By Joe Perez
Who’s winning the war over simplicity and complexity? The Daily Dish gives voice to an interesting discussion of evolution and culture. It began yesterday when Andrew Sullivan quoted Robert Bellah, the sociologist of religion, on a scientific matter:
Simplicity has its charms. Some relatively simple organisms have survived in more or less the same form for hundreds of millions of years. The more complex the species, the briefer its life. In some cases this is because species have changed into even more complex forms, yet extinctions have been massive. There have been several species of the genus Homo; now there is one. The one remaining species may be partly responsible for the extinction of its last remaining relative, the Neanderthals. The more complex, the more fragile. Complexity goes against the second law of thermodynamics, that all complex entities tend to fall apart, and it takes more and more energy for complex systems to function.
Today, a reader of Andrew Sullivan’s blog responds:
Utterly untrue. Bellah is making the fundamental mistake of confusing the fate of the individual entity with the fate of the larger dynamic system of which it’s part. A quick glance at the overall arc of the 4.5 billion year evolution of life on earth shows the inevitable march of complexity. Complexity does not “go against” the second law, any more than does the metabolism of your individual body—it uses it, through a related, albeit higher-order mechanism, to advance higher and higher stages of self-organization.
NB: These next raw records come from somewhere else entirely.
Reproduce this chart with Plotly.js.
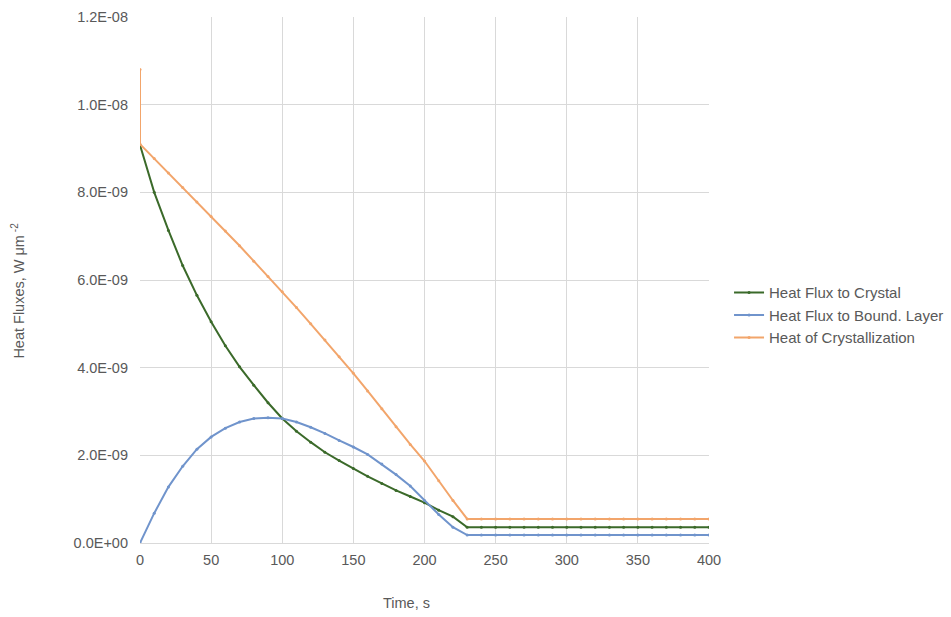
<!DOCTYPE html>
<html>
<head>
<meta charset="utf-8">
<script src="https://cdn.plot.ly/plotly-3.0.1.min.js"></script>
<style>html,body{margin:0;padding:0;background:#fff;}#chart{width:951px;height:617px;}</style>
</head>
<body>
<div id="chart"></div>
<script>
// Time, s (every 10 s)
const time = [0,10,20,30,40,50,60,70,80,90,100,110,120,130,140,150,160,170,180,190,200,210,220,230,240,250,260,270,280,290,300,310,320,330,340,350,360,370,380,390,400];
// Heat flux to crystal, units of 1e-9 W/um^2
const crystal = [9.08,8.00,7.13,6.33,5.65,5.05,4.50,4.02,3.60,3.20,2.84,2.55,2.30,2.07,1.88,1.70,1.52,1.36,1.20,1.06,0.92,0.75,0.60,0.36,0.36,0.36,0.36,0.36,0.36,0.36,0.36,0.36,0.36,0.36,0.36,0.36,0.36,0.36,0.36,0.36,0.36];
// Heat flux to boundary layer, units of 1e-9 W/um^2
const boundLayer = [0.00,0.68,1.28,1.75,2.14,2.42,2.62,2.76,2.84,2.86,2.84,2.76,2.64,2.50,2.34,2.19,2.02,1.80,1.56,1.30,0.97,0.65,0.36,0.18,0.18,0.18,0.18,0.18,0.18,0.18,0.18,0.18,0.18,0.18,0.18,0.18,0.18,0.18,0.18,0.18,0.18];
// Heat of crystallization (starts with an initial spike at t=0), units of 1e-9 W/um^2
const crystTime = [0].concat(time);
const crystallization = [10.8,9.10,8.77,8.44,8.11,7.78,7.45,7.12,6.78,6.43,6.08,5.73,5.37,5.00,4.63,4.25,3.87,3.47,3.06,2.65,2.25,1.87,1.42,0.97,0.55,0.55,0.55,0.55,0.55,0.55,0.55,0.55,0.55,0.55,0.55,0.55,0.55,0.55,0.55,0.55,0.55,0.55];

const yTickVals = [0,2e-9,4e-9,6e-9,8e-9,1e-8,1.2e-8];
const yTickText = ["0.0E+00","2.0E-09","4.0E-09","6.0E-09","8.0E-09","1.0E-08","1.2E-08"];
const xTickVals = [0,50,100,150,200,250,300,350,400];

const scale = v => v * 1e-9;
const gray = "#595959";
const fam = "Liberation Sans, Arial, sans-serif";
const tickFont = {family: fam, size: 14.5, color: gray};
const legFont = {family: fam, size: 15, color: gray};

const traces = [
  {name: "Heat Flux to Crystal", x: time, y: crystal.map(scale), mode: "lines+markers",
   line: {color: "#3b6a2a", width: 2}, marker: {color: "#3b6a2a", size: 3}},
  {name: "Heat Flux to Bound. Layer", x: time, y: boundLayer.map(scale), mode: "lines+markers",
   line: {color: "#7094cc", width: 2}, marker: {color: "#7094cc", size: 3}},
  {name: "Heat of Crystallization", x: crystTime, y: crystallization.map(scale), mode: "lines+markers",
   line: {color: "#f2a56b", width: 2}, marker: {color: "#f2a56b", size: 3}}
];

const layout = {
  width: 951, height: 617,
  margin: {l: 140, r: 242, t: 17, b: 74},
  paper_bgcolor: "#fff", plot_bgcolor: "#fff",
  font: legFont,
  showlegend: true,
  legend: {xref: "container", x: 0.7666, y: 0.433, xanchor: "left", yanchor: "middle", font: legFont, tracegroupgap: 0, itemwidth: 30},
  xaxis: {range: [0, 400], tickvals: xTickVals, ticktext: xTickVals.map(String),
    showgrid: true, gridcolor: "#d9d9d9", gridwidth: 1, zeroline: false,
    showline: true, linecolor: "#d9d9d9", linewidth: 1, ticks: "", tickfont: tickFont,
    ticklabelstandoff: 4, automargin: false},
  yaxis: {range: [0, 1.2e-8], tickvals: yTickVals, ticktext: yTickText,
    showgrid: true, gridcolor: "#d9d9d9", gridwidth: 1, zeroline: false,
    showline: false, ticks: "", tickfont: tickFont, ticklabelstandoff: 11, automargin: false},
  annotations: [
    {text: "Time, s", xref: "paper", yref: "paper", x: 0.469, y: -0.115, xanchor: "center", yanchor: "middle",
     showarrow: false, font: {family: fam, size: 14.5, color: gray}},
    {text: "Heat Fluxes, W μm<sup> -2</sup>", xref: "paper", yref: "paper", x: -0.216, y: 0.48, xanchor: "center", yanchor: "middle",
     textangle: -90, showarrow: false, font: {family: fam, size: 14.5, color: gray}}
  ]
};

Plotly.newPlot("chart", traces, layout, {displayModeBar: false, staticPlot: true});
</script>
</body>
</html>
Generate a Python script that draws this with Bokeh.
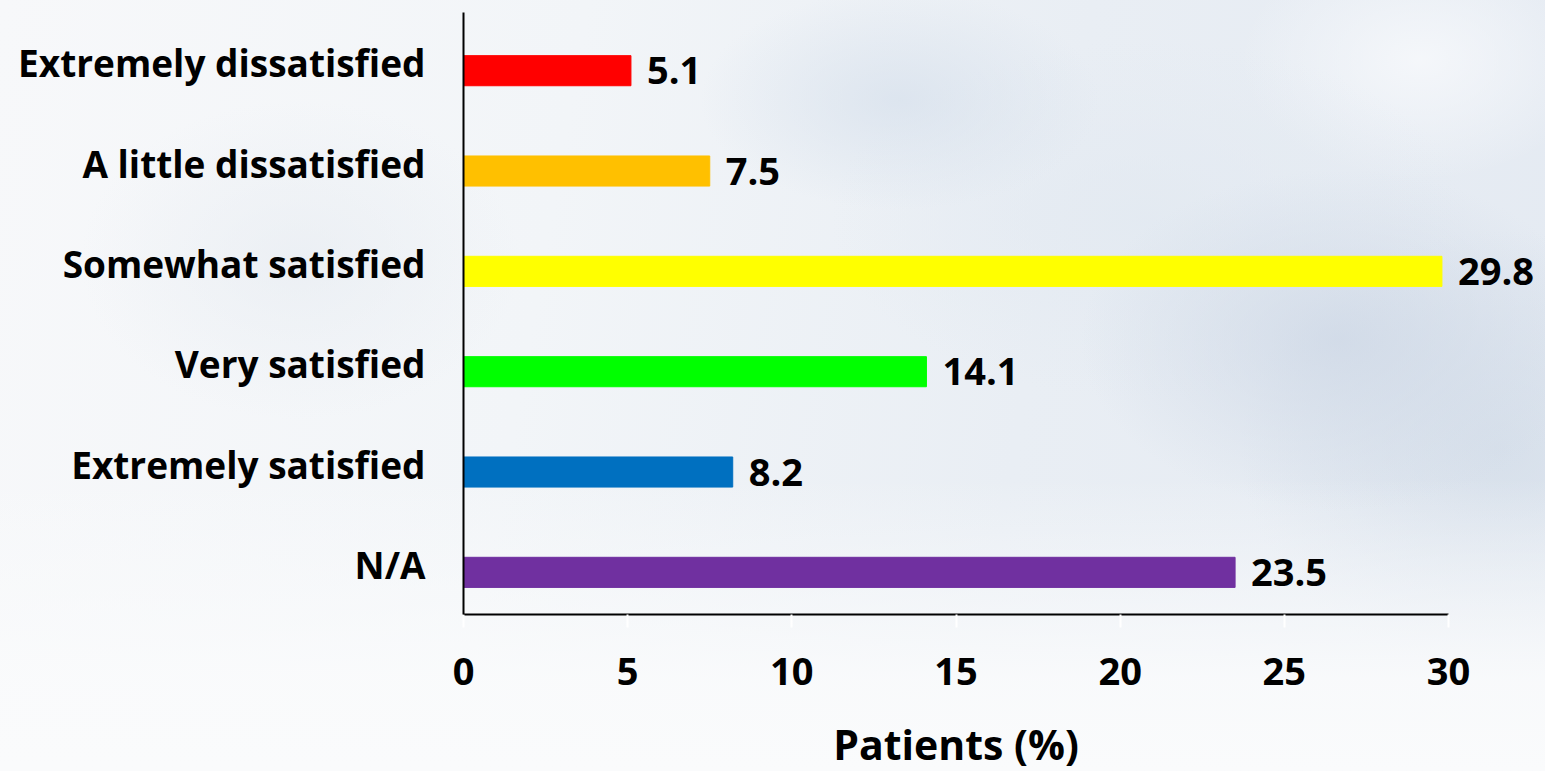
from bokeh.plotting import figure
from bokeh.layouts import column
from bokeh.models import ColumnDataSource, LabelSet, FactorRange, Range1d
from bokeh.transform import dodge
from bokeh.core.properties import value
from bokeh.embed import file_html
from bokeh.resources import INLINE

# Satisfaction categories, top to bottom
categories = [
    "Extremely dissatisfied",
    "A little dissatisfied",
    "Somewhat satisfied",
    "Very satisfied",
    "Extremely satisfied",
    "N/A",
]
percent = [5.1, 7.5, 29.8, 14.1, 8.2, 23.5]
bar_colors = ["#FF0000", "#FFC000", "#FFFF00", "#00FF00", "#0070C0", "#7030A0"]
x_ticks = [0, 5, 10, 15, 20, 25, 30]
x_title = "Patients (%)"

FONT = "Open Sans"
X_MAX = 30

# Frame geometry: the axis spans 0..30 over 985 px, the frame runs on to the
# right edge so that the value labels past the longest bar stay visible.
WIDTH, LEFT, AXIS_PX, RIGHT_EXTRA = 1545, 463, 985, 97
MAIN_H, TITLE_H = 700, 71
x_range = Range1d(0, X_MAX * (AXIS_PX + RIGHT_EXTRA) / AXIS_PX)

source = ColumnDataSource(dict(
    cat=categories,
    pct=percent,
    color=bar_colors,
    label=[f"{v:.1f}" for v in percent],
))

p = figure(
    width=WIDTH, height=MAIN_H,
    y_range=FactorRange(factors=list(reversed(categories))),
    x_range=x_range,
    output_backend="svg", toolbar_location=None,
    min_border_left=LEFT, min_border_right=0,
    min_border_top=12, min_border_bottom=MAIN_H - 614,
)
p.border_fill_alpha = 0
p.background_fill_alpha = 0
p.outline_line_color = None
p.grid.grid_line_color = None

p.hbar(
    y=dodge("cat", -0.08, range=p.y_range), right="pct", left=0, height=0.3,
    color="color", source=source,
)

labels = LabelSet(
    x="pct", y=dodge("cat", -0.08, range=p.y_range), text="label", source=source,
    x_offset=16, text_baseline="middle", text_align="left",
    text_font=value(FONT), text_font_style="bold", text_font_size="38px",
    text_color="black",
)
p.add_layout(labels)

# x axis, drawn only over 0..30
xa = p.xaxis[0]
xa.ticker = x_ticks
xa.bounds = (0, X_MAX)
xa.axis_line_color = "black"
xa.axis_line_width = 2
xa.major_tick_line_color = "white"
xa.major_tick_line_width = 2
xa.major_tick_out = 13
xa.major_tick_in = 0
xa.minor_tick_line_color = None
xa.major_label_standoff = 30
xa.major_label_text_font = FONT
xa.major_label_text_font_style = "bold"
xa.major_label_text_font_size = "38px"
xa.major_label_text_color = "black"

# y axis
ya = p.yaxis[0]
ya.axis_line_color = "black"
ya.axis_line_width = 2
ya.major_tick_line_color = None
ya.minor_tick_line_color = None
ya.major_label_standoff = 32
ya.major_label_text_font = FONT
ya.major_label_text_font_style = "bold"
ya.major_label_text_font_size = "37px"
ya.major_label_text_color = "black"

# Strip underneath carrying the x-axis title, sharing the x range so the title
# sits under the middle of the 0..30 span.
t = figure(
    width=WIDTH, height=TITLE_H,
    x_range=x_range, y_range=Range1d(-1, 1),
    x_axis_type=None, y_axis_type=None,
    output_backend="svg", toolbar_location=None,
    min_border_left=LEFT, min_border_right=0,
    min_border_top=0, min_border_bottom=0,
)
t.border_fill_alpha = 0
t.background_fill_alpha = 0
t.outline_line_color = None
t.grid.grid_line_color = None
t.text(
    x=[X_MAX / 2], y=[0], text=[x_title], y_offset=8,
    text_align="center", text_baseline="middle",
    text_font=value(FONT), text_font_style="bold", text_font_size="41px",
    text_color="black",
)

page = column(p, t, spacing=0)

# Sky-like backdrop behind both transparent canvases
page.styles = {
    "background-image": (
        "linear-gradient(180deg, rgba(250,251,252,0) 0%, rgba(250,251,252,0) 62%, rgba(250,251,252,0.9) 88%, rgba(250,251,252,1) 100%),"
        "radial-gradient(ellipse 260px 170px at 1340px 340px, rgba(206,216,230,0.8), rgba(206,216,230,0) 100%),"
        "radial-gradient(ellipse 260px 220px at 1500px 450px, rgba(210,220,232,0.75), rgba(210,220,232,0) 100%),"
        "radial-gradient(ellipse 200px 110px at 900px 100px, rgba(214,224,236,0.7), rgba(214,224,236,0) 100%),"
        "radial-gradient(ellipse 320px 180px at 1150px 220px, rgba(226,233,241,0.8), rgba(226,233,241,0) 100%),"
        "radial-gradient(ellipse 180px 120px at 1420px 60px, rgba(246,248,251,0.9), rgba(246,248,251,0) 100%),"
        "radial-gradient(ellipse 220px 160px at 300px 260px, rgba(230,235,241,0.6), rgba(230,235,241,0) 100%),"
        "linear-gradient(100deg, #f7f8fa 0%, #f2f5f8 35%, #e9eef4 65%, #e4eaf2 100%)"
    ),
    "width": f"{WIDTH}px",
    "height": f"{MAIN_H + TITLE_H}px",
}

open("out.html", "w").write(file_html(page, INLINE))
More complex systems are in fact far more efficient in their use of energy than less complex ones, which—from the thermodynamic perspective—is precisely what drives evolution (biological, social, technological and mental). Dawkins might not like it, but from the system’s science perspective, evolution is not directionless: Increasing complexity is built into the fabric of the universe.
Bellah not only has it deeply wrong on the science, he has it deeply wrong on the implications for philosophy; at least to judge by this short snippet you quote: more complex is not more fragile, it is more robust.
His outlook reads as dour and pessimistic. That’s not the world as it is—that’s Bellah’s projection onto it, based on a deep misreading of the interplay of thermodynamics and biology. The truth may be something almost 180 degrees different—something much more akin to Malick’s vision in “The Tree of Life:” not only is the evolution of biological complexity inevitable, given sufficiently propitious initial conditions, so is the evolution of mental, emotional and spiritual complexity—including consciousness, empathy, compassion, and grace. To cite Einstein, “The most important decision we make is whether we believe we live in a friendly or hostile universe.”
Bellah’s science—again, to judge by a very small snippet—is inherently hostile, at least from our human perspective. Were his science right, we would all perforce become mid-50’s French existentialists. But it’s not. The applicable science is in fact friendly—I would say, grandly, magnificently friendly, even if, from the individual human perspective, humbling, awe-inspiring, or, like Krishna in his cosmic form, or Yahweh in the whirlwind, sometimes terrible to behold.
The anonymous Dish reader gets the better of the famous sociologist here, I think, striking notes that remind me of some of Ken Wilber’s twenty tenets of all holons. It’s so difficult to think about scientific principles such as evolution or entropy without our conscious and unconscious beliefs about the nature of reality sneaking into the equation. A dour-minded existentialist is prone to believe that everything is winding down and dying in a massive frozen heat death. An optimistic-minded American pragmatist is prone to believe that progress is inevitable and the world is what we make of it.
An Integral theorist is inclined towards appreciating that both pessimists and optimists have a piece of the truth, and the truth cannot be separated from the way that individuals construct their beliefs about reality in complex interactions of meaning-making and enactment.